* _WHAT NEEDS TO BE DONE_
Take the lines from the head of the listing through the one bearing "from matplotlib.ticker import" and copy them exactly, leaving every picture out.
* * * * *
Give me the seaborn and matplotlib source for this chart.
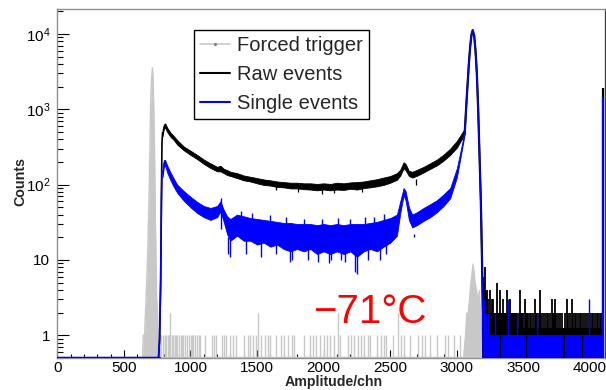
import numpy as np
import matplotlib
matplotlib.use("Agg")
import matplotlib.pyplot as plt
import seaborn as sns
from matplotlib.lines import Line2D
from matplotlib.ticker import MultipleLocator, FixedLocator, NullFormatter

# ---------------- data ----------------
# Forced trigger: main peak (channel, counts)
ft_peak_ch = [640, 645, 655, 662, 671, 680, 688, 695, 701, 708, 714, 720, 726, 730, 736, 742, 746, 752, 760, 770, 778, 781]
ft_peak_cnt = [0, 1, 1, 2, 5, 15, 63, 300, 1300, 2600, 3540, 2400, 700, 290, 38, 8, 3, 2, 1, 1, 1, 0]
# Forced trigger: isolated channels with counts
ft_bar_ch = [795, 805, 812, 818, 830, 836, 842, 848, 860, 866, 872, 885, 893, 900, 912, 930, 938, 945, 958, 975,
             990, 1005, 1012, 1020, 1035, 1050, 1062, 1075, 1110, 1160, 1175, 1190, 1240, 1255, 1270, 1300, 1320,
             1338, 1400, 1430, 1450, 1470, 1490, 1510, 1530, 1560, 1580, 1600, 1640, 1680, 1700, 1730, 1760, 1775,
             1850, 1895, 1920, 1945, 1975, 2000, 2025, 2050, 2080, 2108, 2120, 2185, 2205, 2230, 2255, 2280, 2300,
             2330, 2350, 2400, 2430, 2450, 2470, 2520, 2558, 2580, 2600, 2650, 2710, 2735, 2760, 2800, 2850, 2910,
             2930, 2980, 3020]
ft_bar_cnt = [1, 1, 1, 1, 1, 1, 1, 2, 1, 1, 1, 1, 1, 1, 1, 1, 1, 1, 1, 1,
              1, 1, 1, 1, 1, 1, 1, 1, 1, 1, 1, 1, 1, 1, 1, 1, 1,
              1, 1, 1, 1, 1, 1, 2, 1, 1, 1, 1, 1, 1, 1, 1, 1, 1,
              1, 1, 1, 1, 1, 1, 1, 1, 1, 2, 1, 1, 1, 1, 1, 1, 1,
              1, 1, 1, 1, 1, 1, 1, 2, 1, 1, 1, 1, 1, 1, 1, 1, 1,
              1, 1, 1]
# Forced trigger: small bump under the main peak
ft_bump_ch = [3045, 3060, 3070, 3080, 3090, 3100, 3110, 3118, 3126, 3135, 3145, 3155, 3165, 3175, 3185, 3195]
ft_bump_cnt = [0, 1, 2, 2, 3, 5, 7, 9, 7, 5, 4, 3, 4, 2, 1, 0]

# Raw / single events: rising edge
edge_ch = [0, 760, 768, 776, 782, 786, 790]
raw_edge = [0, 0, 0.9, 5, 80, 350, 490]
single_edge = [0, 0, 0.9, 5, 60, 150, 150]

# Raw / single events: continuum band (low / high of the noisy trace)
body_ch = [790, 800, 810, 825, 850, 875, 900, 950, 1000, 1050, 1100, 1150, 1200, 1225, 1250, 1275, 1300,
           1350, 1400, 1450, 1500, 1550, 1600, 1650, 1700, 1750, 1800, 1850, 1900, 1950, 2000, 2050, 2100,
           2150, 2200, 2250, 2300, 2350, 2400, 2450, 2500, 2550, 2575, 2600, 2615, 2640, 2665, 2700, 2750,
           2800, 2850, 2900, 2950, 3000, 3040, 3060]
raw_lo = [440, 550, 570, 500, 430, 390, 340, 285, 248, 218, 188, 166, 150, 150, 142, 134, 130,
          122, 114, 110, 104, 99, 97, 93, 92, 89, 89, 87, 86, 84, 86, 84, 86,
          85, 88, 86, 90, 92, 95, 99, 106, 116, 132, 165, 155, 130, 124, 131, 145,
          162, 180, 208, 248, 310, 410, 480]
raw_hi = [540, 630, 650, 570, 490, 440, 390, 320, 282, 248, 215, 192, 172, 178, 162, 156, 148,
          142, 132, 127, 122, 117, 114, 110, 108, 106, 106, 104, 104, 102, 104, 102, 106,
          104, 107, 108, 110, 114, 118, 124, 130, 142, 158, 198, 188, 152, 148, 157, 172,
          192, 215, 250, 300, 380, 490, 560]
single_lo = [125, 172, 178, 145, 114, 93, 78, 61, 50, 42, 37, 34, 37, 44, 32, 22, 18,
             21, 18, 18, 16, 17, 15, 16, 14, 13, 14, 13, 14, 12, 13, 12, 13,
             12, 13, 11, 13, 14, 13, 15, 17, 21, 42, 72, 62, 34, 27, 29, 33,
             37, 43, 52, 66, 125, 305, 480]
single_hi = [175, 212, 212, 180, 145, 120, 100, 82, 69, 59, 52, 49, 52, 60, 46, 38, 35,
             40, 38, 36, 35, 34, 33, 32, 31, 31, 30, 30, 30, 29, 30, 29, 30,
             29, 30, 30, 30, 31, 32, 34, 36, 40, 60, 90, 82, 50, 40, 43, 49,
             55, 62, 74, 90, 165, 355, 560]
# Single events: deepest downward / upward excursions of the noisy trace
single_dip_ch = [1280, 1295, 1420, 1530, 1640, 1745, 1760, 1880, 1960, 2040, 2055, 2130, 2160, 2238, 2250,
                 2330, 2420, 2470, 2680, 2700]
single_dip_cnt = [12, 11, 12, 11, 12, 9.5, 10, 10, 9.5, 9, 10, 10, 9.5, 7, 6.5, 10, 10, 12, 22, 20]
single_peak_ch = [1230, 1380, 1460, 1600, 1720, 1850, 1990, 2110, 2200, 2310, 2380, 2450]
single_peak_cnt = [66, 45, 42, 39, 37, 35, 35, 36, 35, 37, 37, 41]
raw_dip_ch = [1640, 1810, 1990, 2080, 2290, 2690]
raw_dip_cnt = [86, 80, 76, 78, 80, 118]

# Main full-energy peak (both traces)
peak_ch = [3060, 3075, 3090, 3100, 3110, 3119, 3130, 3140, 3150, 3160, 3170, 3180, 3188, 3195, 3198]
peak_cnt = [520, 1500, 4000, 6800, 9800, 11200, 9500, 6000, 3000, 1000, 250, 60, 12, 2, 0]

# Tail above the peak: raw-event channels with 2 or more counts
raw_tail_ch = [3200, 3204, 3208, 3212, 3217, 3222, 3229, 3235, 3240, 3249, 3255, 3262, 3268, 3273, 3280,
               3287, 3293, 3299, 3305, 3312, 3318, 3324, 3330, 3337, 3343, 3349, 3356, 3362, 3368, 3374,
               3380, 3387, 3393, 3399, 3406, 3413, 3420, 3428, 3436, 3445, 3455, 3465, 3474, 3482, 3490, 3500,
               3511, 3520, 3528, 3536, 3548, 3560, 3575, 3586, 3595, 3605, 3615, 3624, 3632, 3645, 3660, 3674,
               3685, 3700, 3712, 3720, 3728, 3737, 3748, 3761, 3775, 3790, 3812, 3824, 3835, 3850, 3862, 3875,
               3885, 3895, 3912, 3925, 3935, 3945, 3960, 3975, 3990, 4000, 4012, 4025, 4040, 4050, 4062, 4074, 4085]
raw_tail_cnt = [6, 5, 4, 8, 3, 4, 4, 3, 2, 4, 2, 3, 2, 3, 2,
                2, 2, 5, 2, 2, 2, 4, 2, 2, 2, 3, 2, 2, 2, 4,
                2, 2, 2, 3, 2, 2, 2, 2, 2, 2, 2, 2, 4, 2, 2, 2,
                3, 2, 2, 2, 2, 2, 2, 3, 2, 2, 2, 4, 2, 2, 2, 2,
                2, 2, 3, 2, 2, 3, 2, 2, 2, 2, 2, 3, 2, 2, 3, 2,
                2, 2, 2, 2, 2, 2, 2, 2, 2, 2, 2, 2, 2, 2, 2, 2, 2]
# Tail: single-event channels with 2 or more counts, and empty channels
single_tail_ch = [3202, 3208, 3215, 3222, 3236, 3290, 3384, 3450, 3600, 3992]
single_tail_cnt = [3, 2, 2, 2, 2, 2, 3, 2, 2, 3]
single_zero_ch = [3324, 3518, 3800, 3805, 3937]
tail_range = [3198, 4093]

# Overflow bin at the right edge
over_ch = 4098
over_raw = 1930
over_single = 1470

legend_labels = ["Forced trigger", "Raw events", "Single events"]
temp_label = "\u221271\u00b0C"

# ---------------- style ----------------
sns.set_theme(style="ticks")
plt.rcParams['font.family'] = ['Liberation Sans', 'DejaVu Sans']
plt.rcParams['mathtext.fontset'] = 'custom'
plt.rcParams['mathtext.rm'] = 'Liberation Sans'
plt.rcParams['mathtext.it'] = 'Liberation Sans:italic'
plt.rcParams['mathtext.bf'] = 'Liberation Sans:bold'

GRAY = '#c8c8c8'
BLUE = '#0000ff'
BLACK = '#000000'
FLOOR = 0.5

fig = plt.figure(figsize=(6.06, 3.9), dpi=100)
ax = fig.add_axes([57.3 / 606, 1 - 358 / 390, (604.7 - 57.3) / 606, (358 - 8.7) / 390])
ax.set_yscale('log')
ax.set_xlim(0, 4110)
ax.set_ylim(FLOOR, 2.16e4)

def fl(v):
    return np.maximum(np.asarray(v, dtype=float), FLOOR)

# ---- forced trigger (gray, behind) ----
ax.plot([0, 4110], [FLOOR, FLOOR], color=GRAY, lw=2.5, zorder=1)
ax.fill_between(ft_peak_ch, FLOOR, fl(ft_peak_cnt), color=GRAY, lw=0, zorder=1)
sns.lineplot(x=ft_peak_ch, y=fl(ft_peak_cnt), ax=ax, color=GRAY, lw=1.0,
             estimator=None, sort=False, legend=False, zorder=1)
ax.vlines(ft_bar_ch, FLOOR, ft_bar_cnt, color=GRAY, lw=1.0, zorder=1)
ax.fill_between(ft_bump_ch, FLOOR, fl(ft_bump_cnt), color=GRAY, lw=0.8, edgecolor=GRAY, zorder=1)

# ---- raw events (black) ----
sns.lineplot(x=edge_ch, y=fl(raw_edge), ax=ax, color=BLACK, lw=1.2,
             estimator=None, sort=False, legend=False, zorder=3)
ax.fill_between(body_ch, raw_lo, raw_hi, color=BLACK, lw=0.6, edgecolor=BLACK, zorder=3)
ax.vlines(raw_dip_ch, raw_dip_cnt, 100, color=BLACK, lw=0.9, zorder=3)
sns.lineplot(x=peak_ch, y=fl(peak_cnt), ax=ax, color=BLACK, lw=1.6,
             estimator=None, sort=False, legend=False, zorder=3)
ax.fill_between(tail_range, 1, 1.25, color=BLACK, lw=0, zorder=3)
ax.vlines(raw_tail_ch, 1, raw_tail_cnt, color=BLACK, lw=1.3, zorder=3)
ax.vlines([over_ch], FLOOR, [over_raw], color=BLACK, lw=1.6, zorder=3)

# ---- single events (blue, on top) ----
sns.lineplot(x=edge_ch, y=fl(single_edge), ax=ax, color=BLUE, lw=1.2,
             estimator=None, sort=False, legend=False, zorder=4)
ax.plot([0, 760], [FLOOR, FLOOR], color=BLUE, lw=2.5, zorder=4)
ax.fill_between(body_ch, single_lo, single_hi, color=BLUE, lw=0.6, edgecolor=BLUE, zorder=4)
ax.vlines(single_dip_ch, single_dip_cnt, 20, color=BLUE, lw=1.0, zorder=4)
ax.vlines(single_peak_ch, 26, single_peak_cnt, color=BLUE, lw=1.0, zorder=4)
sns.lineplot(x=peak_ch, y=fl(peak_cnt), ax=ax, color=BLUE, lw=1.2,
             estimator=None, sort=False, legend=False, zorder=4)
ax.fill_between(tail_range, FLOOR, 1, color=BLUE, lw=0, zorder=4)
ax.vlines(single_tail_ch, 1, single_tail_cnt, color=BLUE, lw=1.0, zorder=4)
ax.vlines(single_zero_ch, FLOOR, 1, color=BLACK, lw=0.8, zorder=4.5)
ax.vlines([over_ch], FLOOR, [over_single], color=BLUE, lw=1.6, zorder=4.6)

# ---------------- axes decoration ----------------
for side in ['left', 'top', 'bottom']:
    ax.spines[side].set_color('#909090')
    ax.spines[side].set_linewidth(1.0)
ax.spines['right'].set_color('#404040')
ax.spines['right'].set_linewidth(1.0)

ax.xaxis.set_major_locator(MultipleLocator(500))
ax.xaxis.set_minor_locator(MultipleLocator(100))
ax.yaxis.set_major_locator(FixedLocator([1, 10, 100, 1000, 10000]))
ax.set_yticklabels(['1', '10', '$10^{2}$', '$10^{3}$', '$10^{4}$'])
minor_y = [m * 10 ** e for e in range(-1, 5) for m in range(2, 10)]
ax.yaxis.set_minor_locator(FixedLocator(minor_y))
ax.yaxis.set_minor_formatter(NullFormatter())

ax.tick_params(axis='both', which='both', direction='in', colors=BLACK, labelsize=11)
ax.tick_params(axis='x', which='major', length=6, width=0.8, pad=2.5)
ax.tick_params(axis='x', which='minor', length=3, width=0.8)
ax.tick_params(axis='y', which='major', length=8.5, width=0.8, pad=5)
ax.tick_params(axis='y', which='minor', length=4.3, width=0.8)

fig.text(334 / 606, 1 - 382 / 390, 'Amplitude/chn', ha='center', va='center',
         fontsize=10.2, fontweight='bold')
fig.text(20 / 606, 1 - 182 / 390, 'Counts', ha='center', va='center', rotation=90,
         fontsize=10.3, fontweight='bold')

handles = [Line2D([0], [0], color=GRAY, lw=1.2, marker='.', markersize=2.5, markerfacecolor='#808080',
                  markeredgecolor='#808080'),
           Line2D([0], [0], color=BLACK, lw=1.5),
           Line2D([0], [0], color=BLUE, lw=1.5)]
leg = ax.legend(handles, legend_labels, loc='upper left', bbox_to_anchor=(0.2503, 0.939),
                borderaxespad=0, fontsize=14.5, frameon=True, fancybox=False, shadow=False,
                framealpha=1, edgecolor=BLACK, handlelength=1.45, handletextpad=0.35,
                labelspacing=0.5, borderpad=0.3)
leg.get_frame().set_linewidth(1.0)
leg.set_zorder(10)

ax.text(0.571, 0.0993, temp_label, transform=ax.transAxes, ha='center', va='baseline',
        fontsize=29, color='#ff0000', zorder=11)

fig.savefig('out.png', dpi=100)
* * * * *
* _SOLUTION FOR THIS TASK_
Give me the seaborn and matplotlib source for this chart.
import numpy as np
import matplotlib
matplotlib.use("Agg")
import matplotlib.pyplot as plt
import seaborn as sns
from matplotlib.lines import Line2D
from matplotlib.ticker import MultipleLocator, FixedLocator, NullFormatter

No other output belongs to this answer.